## begin PROVIDED DATA
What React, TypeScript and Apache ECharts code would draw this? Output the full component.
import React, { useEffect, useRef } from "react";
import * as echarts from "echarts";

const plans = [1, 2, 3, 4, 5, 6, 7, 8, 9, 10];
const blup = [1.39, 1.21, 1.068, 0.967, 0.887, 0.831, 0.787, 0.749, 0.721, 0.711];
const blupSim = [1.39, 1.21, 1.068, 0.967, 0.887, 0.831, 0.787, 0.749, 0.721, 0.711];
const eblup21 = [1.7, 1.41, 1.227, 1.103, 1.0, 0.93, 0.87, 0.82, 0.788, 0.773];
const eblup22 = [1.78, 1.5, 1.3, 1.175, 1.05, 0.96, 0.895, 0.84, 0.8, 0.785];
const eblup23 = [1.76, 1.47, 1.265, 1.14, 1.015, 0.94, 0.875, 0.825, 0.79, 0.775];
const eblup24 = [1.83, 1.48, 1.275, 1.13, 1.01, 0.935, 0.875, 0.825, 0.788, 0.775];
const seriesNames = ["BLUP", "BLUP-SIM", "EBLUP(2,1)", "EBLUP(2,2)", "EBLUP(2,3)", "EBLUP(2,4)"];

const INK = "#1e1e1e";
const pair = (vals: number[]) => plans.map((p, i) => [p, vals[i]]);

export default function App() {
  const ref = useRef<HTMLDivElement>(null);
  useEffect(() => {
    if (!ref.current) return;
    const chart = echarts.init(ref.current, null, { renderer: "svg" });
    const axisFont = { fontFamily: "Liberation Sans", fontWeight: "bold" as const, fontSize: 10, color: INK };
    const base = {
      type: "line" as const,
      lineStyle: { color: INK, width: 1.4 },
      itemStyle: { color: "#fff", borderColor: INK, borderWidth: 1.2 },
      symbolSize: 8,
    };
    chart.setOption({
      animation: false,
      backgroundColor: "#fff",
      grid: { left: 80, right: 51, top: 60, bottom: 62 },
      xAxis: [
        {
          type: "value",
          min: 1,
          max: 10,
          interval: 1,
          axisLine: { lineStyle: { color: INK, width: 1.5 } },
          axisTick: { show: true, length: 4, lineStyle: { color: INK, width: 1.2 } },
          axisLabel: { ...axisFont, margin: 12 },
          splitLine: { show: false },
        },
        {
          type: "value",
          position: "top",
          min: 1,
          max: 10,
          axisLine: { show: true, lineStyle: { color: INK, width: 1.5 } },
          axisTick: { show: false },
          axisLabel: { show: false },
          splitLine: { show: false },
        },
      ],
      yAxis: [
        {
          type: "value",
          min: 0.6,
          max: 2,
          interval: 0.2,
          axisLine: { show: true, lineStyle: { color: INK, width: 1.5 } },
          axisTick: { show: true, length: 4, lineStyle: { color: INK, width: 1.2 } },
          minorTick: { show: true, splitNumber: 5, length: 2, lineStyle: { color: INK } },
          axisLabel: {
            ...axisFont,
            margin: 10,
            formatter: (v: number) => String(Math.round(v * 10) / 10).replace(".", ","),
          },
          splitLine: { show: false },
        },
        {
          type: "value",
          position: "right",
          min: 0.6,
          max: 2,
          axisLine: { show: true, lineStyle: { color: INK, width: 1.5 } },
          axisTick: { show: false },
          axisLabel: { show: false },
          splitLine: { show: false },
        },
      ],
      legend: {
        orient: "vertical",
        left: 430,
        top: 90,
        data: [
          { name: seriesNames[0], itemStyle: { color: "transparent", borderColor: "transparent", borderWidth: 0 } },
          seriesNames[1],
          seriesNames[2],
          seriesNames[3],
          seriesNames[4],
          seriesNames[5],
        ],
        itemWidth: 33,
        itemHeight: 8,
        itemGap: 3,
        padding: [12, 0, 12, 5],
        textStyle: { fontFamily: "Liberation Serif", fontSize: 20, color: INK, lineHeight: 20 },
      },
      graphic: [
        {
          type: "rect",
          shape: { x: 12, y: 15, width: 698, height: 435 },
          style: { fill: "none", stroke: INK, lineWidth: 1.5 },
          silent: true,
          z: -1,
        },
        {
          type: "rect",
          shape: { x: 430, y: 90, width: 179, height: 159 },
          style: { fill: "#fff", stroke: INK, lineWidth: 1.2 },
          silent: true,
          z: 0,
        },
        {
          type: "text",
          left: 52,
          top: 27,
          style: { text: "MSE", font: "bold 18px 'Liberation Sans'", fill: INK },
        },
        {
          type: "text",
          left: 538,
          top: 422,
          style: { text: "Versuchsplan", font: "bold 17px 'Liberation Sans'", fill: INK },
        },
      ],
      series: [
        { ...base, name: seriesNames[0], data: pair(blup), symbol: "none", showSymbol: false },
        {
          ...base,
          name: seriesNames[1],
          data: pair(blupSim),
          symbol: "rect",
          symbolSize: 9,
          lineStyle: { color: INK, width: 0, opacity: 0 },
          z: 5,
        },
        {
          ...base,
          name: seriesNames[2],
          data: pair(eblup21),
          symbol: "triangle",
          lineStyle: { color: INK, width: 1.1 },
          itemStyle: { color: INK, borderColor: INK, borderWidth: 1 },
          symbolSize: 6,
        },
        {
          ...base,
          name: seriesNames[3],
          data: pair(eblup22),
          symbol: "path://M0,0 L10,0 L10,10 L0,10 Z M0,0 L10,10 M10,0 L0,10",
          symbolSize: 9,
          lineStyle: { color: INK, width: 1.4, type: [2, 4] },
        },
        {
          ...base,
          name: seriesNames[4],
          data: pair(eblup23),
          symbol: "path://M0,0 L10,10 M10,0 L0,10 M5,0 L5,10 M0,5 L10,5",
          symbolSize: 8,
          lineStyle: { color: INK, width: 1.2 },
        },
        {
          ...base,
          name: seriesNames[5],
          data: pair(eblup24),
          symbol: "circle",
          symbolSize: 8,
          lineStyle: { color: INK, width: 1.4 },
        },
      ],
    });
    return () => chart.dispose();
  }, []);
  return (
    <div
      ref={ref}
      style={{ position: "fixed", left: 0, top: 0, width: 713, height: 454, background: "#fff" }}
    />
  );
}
## end PROVIDED DATA
### SHORT PROBLEM
Copy out every line with the word "React".

### ANSWER BELOW
What React, TypeScript and Apache ECharts code would draw this? Output the full component.
import React, { useEffect, useRef } from "react";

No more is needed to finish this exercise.